Tytuł wpisu w pamiętniku odchudzania:
Zabiegany dzień ...


Rano zjadłam 1 skibkę cienką ciemngo chleba z margaryną Smakowitą oraz z serem białym twarożkiem ze szczypiorkiem, kawa zbożowa. Na obiad telerz zupy pomidorowej, na drugie danie ziemnaiki, sos, mięso : kotlet : z piersi z kurczaka, kapusta gotowana kiszona. Na podwieczorek kawa zbożowa, 1 kawałek babki. 6 kostek czekolady nie wiem co się tak na nią uwzięłam. Na kolację 1 skibka cienka ciemnego chleba z Smakowitą serekiem białym oraz ze sałatką, rzoadkiweką i cebulką, plasterek szynki, herbata owocowa. 1 kiełbaska cienka ala kabanos. 0,5 pomarańczy. Herbata zielona.

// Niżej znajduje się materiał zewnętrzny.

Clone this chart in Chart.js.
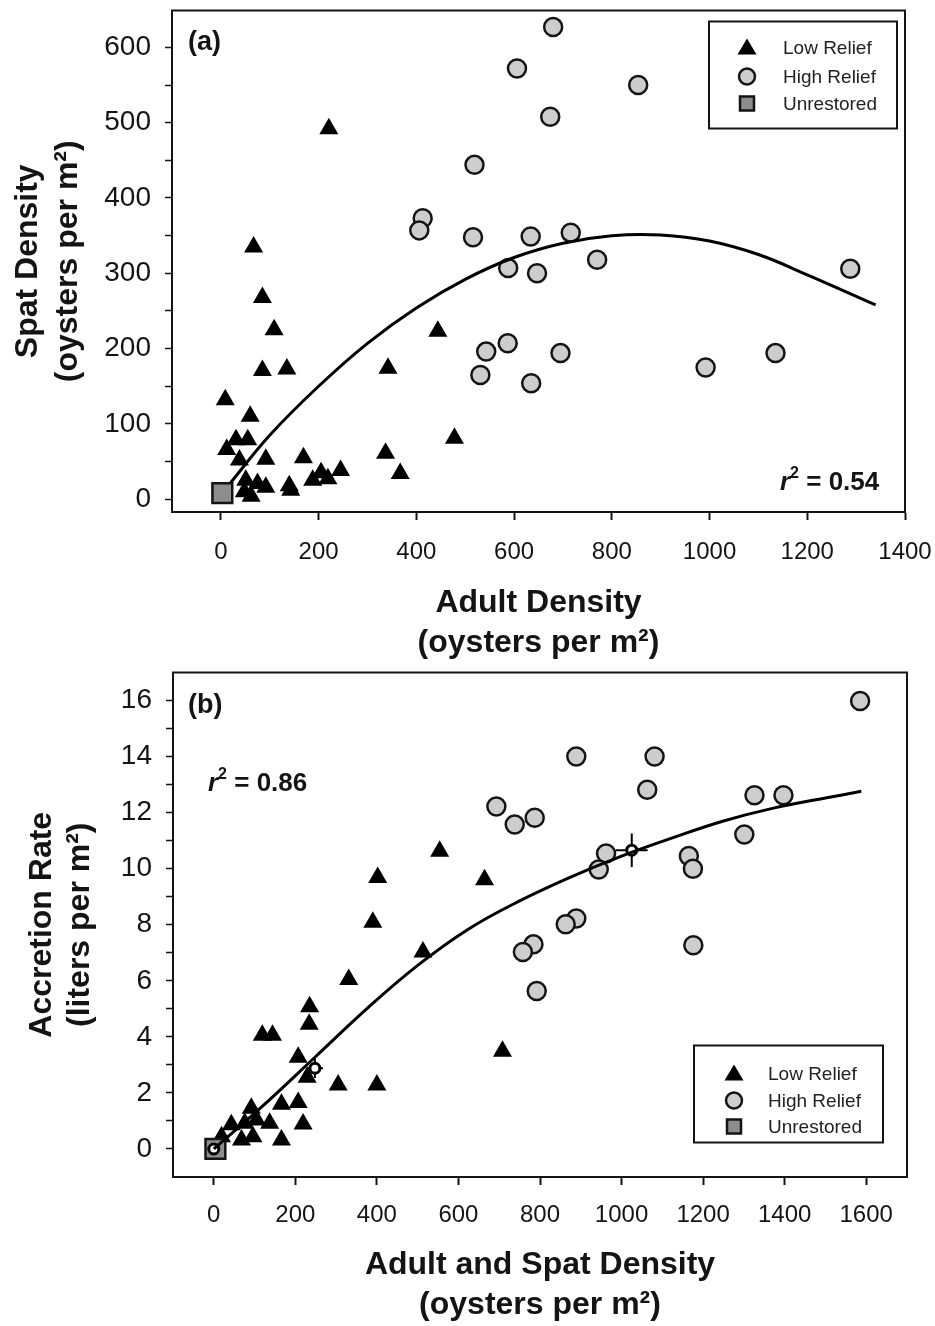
<!DOCTYPE html>
<html>
<head>
<meta charset="utf-8">
<script src="https://cdn.jsdelivr.net/npm/chart.js@4.4.1/dist/chart.umd.min.js"></script>
<style>
  html, body { margin: 0; padding: 0; background: #fff; }
  body { width: 935px; height: 1326px; position: relative; overflow: hidden; }
  canvas { position: absolute; left: 0; }
  #chartA { top: -6px; }
  #chartB { top: 656px; }
</style>
</head>
<body>
<canvas id="chartA" width="935" height="674"></canvas>
<canvas id="chartB" width="935" height="670"></canvas>
<script>
// #### Data, panel (a): adult density vs spat density (oysters per m2)
const lowReliefA = [
  [221, 492], [67, 335], [85, 268], [109, 225], [85, 171], [135, 173], [444, 223], [342, 174],
  [9, 132], [60, 110], [478, 81], [31, 79], [55, 79], [12, 66], [337, 61], [38, 52], [92, 53],
  [169, 55], [367, 34], [245, 38], [205, 35], [219, 27], [188, 25], [140, 18], [75, 21],
  [92, 16], [51, 25], [48, 10], [62, 4], [143, 12]
];
const highReliefA = [
  [680, 627], [606, 572], [854, 550], [674, 508], [519, 444], [413, 373], [406, 357], [516, 348],
  [634, 349], [716, 354], [588, 307], [647, 300], [770, 318], [1288, 306], [543, 196], [587, 207],
  [531, 165], [635, 154], [695, 194], [992, 175], [1135, 194]
];
const unrestoredA = [[3, 8]];
const fitCurveA = [
  [20, 22], [100, 85], [200, 150], [300, 207], [400, 254], [500, 292], [600, 321], [700, 340],
  [800, 350], [900, 351], [1000, 343], [1100, 325], [1200, 298], [1340, 258]
];
const xTicksA = [0, 200, 400, 600, 800, 1000, 1200, 1400];
const yTicksA = [0, 50, 100, 150, 200, 250, 300, 350, 400, 450, 500, 550, 600];
const r2A = '0.54';

// #### Data, panel (b): adult + spat density vs accretion rate (liters per m2)
const lowReliefB = [
  [513, 7.03], [331, 6.05], [235, 5.07], [234, 4.45], [119, 4.06], [144, 4.06], [207, 3.27],
  [229, 2.56], [305, 2.28], [400, 2.28], [166, 1.6], [207, 1.66], [219, 0.89], [166, 0.32],
  [92, 1.45], [76, 0.92], [105, 1.03], [43, 0.86], [68, 0.32], [96, 0.44], [137, 0.92],
  [19, 0.44], [402, 9.69], [390, 8.09], [554, 10.62], [664, 9.61], [708, 3.49]
];
const highReliefB = [
  [889, 14.0], [1081, 14.0], [1063, 12.82], [693, 12.22], [738, 11.58], [787, 11.82],
  [1326, 12.62], [1397, 12.62], [1301, 11.22], [962, 10.54], [944, 9.97], [1165, 10.45],
  [1175, 10.0], [889, 8.22], [863, 8.02], [784, 7.3], [758, 7.03], [1176, 7.27], [792, 5.64],
  [1585, 15.98]
];
const unrestoredB = [[4, 0]];
const groupMeansB = [[0, 0], [248, 2.88], [1025, 10.66]];
const meanErrXB = [0, 20, 39];
const meanErrYB = [0, 0.35, 0.6];
const fitCurveB = [
  [0, 0], [125, 1.6], [250, 3.3], [375, 5.0], [500, 6.55], [625, 7.85], [750, 8.85],
  [875, 9.7], [1000, 10.45], [1125, 11.1], [1250, 11.7], [1375, 12.17], [1500, 12.52], [1588, 12.76]
];
const xTicksB = [0, 200, 400, 600, 800, 1000, 1200, 1400, 1600];
const yTicksB = [0, 1, 2, 3, 4, 5, 6, 7, 8, 9, 10, 11, 12, 13, 14, 15, 16];
const r2B = '0.86';

const seriesLabels = ['Low Relief', 'High Relief', 'Unrestored'];

// #### Styles
const INK = '#141414';
const FONT = "'Liberation Sans', Arial, sans-serif";
const CIRCLE_FILL = '#cdcdcd';
const SQUARE_FILL = '#8d8d8d';

const toPoints = arr => arr.map(([x, y]) => ({ x, y }));

function seriesDatasets(low, high, unrestored, curve) {
  return [
    { label: seriesLabels[0], data: toPoints(low), pointStyle: 'triangle', pointRadius: 11,
      backgroundColor: '#000', borderColor: '#000', borderWidth: 0, order: 4 },
    { label: seriesLabels[1], data: toPoints(high), pointStyle: 'circle', pointRadius: 9,
      backgroundColor: CIRCLE_FILL, borderColor: INK, borderWidth: 2.5, order: 3 },
    { label: seriesLabels[2], data: toPoints(unrestored), pointStyle: 'rect', pointRadius: 14,
      backgroundColor: SQUARE_FILL, borderColor: INK, borderWidth: 2.5, order: 2 },
    { label: 'fit', data: toPoints(curve), showLine: true, pointRadius: 0, borderColor: '#000',
      borderWidth: 3, fill: false, tension: 0.4, order: 0 }
  ];
}

function axes(cfg) {
  return {
    x: {
      type: 'linear', min: cfg.xMin, max: cfg.xMax,
      border: { display: true, color: INK, width: 2 },
      grid: { drawOnChartArea: false, drawTicks: true, tickLength: 8, tickColor: INK, tickWidth: 2 },
      ticks: { autoSkip: false, maxRotation: 0, padding: cfg.xPad, color: INK,
        font: { family: FONT, size: 24 }, callback: v => String(v) },
      afterBuildTicks: s => { s.ticks = cfg.xTicks.map(value => ({ value })); },
      title: { display: true, text: cfg.xTitle, color: INK,
        font: { family: FONT, size: 32, weight: 'bold', lineHeight: 1.25 },
        padding: { top: 0, bottom: cfg.xTitlePad } },
      afterFit: s => { s.height = cfg.xHeight; s.paddingLeft = 0; s.paddingRight = 0; }
    },
    y: {
      type: 'linear', min: cfg.yMin, max: cfg.yMax,
      border: { display: true, color: INK, width: 2 },
      grid: { drawOnChartArea: false, drawTicks: true, tickLength: 7, tickColor: INK, tickWidth: 1.5 },
      ticks: { autoSkip: false, padding: 14, color: INK, font: { family: FONT, size: 28 },
        callback: v => (v % cfg.yLabelStep === 0 ? String(v) : '') },
      afterBuildTicks: s => { s.ticks = cfg.yTicks.map(value => ({ value })); },
      title: { display: true, text: cfg.yTitle, color: INK,
        font: { family: FONT, size: 32, weight: 'bold', lineHeight: cfg.yTitleLine },
        padding: { top: cfg.yTitlePad, bottom: 0 } },
      afterFit: s => { s.width = cfg.yWidth; s.paddingTop = 0; s.paddingBottom = 0; }
    }
  };
}

// frame, panel tag, r2 text and the inset legend
const annotate = {
  id: 'annotate',
  afterDraw(chart, args, o) {
    const { ctx, chartArea: a } = chart;
    ctx.save();
    ctx.strokeStyle = INK;
    ctx.lineWidth = 2;
    ctx.strokeRect(a.left, a.top, a.right - a.left, a.bottom - a.top);

    ctx.fillStyle = INK;
    ctx.textBaseline = 'middle';
    ctx.textAlign = 'left';
    ctx.font = `bold 27px ${FONT}`;
    ctx.fillText(o.tag, a.left + o.tagDx, a.top + o.tagDy);

    // r^2 = value
    let x = a.left + o.r2Dx;
    const y = a.top + o.r2Dy;
    ctx.font = `italic bold 26px ${FONT}`;
    ctx.fillText('r', x, y);
    x += ctx.measureText('r').width;
    ctx.font = `bold 16px ${FONT}`;
    ctx.fillText('2', x, y - 9);
    x += ctx.measureText('2').width;
    ctx.font = `bold 26px ${FONT}`;
    ctx.fillText(' = ' + o.r2, x, y);

    // legend box
    const L = o.legend;
    const bx = a.left + L.dx, by = a.top + L.dy;
    ctx.lineWidth = 2;
    ctx.strokeRect(bx, by, L.w, L.h);
    ctx.font = `19px ${FONT}`;
    chart.data.datasets.slice(0, 3).forEach((ds, i) => {
      const my = by + L.rows[i], mx = bx + L.markerDx;
      ctx.fillStyle = ds.backgroundColor;
      ctx.strokeStyle = INK;
      ctx.lineWidth = 2.5;
      ctx.beginPath();
      if (ds.pointStyle === 'triangle') {
        ctx.moveTo(mx, my - 9); ctx.lineTo(mx + 9.5, my + 7); ctx.lineTo(mx - 9.5, my + 7);
        ctx.closePath(); ctx.fill();
      } else if (ds.pointStyle === 'circle') {
        ctx.arc(mx, my, 8, 0, Math.PI * 2); ctx.fill(); ctx.stroke();
      } else {
        ctx.rect(mx - 7, my - 7, 14, 14); ctx.fill(); ctx.stroke();
      }
      ctx.fillStyle = '#222';
      ctx.fillText(ds.label, bx + L.textDx, my + 1);
    });
    ctx.restore();
  }
};

// error bars on the group means in panel (b)
const meanBars = {
  id: 'meanBars',
  beforeDatasetsDraw(chart) {
    const { ctx, scales: { x, y } } = chart;
    ctx.save();
    ctx.strokeStyle = '#000';
    ctx.lineWidth = 2;
    groupMeansB.forEach(([mx, my], i) => {
      if (!meanErrXB[i]) return;
      ctx.beginPath();
      ctx.moveTo(x.getPixelForValue(mx - meanErrXB[i]), y.getPixelForValue(my));
      ctx.lineTo(x.getPixelForValue(mx + meanErrXB[i]), y.getPixelForValue(my));
      ctx.moveTo(x.getPixelForValue(mx), y.getPixelForValue(my - meanErrYB[i]));
      ctx.lineTo(x.getPixelForValue(mx), y.getPixelForValue(my + meanErrYB[i]));
      ctx.stroke();
    });
    ctx.restore();
  }
};

const baseOptions = (layoutPad, scales, annot) => ({
  responsive: false,
  maintainAspectRatio: false,
  animation: false,
  layout: { padding: layoutPad },
  scales,
  plugins: { legend: { display: false }, tooltip: { enabled: false }, annotate: annot }
});

// #### Panel (a)
new Chart(document.getElementById('chartA'), {
  type: 'scatter',
  data: { datasets: seriesDatasets(lowReliefA, highReliefA, unrestoredA, fitCurveA) },
  options: baseOptions(
    { top: 0, right: 30, bottom: 0, left: 0 },
    axes({
      xMin: -100, xMax: 1400, xTicks: xTicksA, xPad: 18, xHeight: 156, xTitlePad: 5,
      xTitle: ['Adult Density', '(oysters per m²)'],
      yMin: -17, yMax: 649, yTicks: yTicksA, yLabelStep: 100, yWidth: 172, yTitlePad: 8, yTitleLine: 1.25,
      yTitle: ['Spat Density', '(oysters per m²)']
    }),
    { tag: '(a)', tagDx: 16, tagDy: 32, r2: r2A, r2Dx: 608, r2Dy: 472,
      legend: { dx: 537, dy: 11, w: 188, h: 107, rows: [26, 55, 82], markerDx: 38, textDx: 74 } }
  ),
  plugins: [annotate]
});

// #### Panel (b)
const datasetsB = seriesDatasets(lowReliefB, highReliefB, unrestoredB, fitCurveB);
datasetsB.push({ label: 'mean', data: toPoints(groupMeansB), pointStyle: 'circle', pointRadius: 5,
  backgroundColor: '#fff', borderColor: '#000', borderWidth: 3, order: 1 });

new Chart(document.getElementById('chartB'), {
  type: 'scatter',
  data: { datasets: datasetsB },
  options: baseOptions(
    { top: 0, right: 28, bottom: 0, left: 0 },
    axes({
      xMin: -100, xMax: 1700, xTicks: xTicksB, xPad: 16, xHeight: 149, xTitlePad: 1,
      xTitle: ['Adult and Spat Density', '(oysters per m²)'],
      yMin: -1, yMax: 17, yTicks: yTicksB, yLabelStep: 2, yWidth: 173, yTitlePad: 23, yTitleLine: 1.19,
      yTitle: ['Accretion Rate', '(liters per m²)']
    }),
    { tag: '(b)', tagDx: 15, tagDy: 33, r2: r2B, r2Dx: 35, r2Dy: 111,
      legend: { dx: 521, dy: 373, w: 189, h: 97, rows: [28, 55, 81], markerDx: 40, textDx: 74 } }
  ),
  plugins: [annotate, meanBars]
});
</script>
</body>
</html>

Nie ćwiczyłam dzisiaj bo nie miałam czasu ale za to 5 godzin jezdziłam na rowerze i załatwiałam swoje sprawy zawodowe krótko mówiąc.

I dlatego od śniadania do obiadu nic nie jadłam a po tem mi się tak wszystko za dużo nazbierało i ciągle jakś chęć na coś.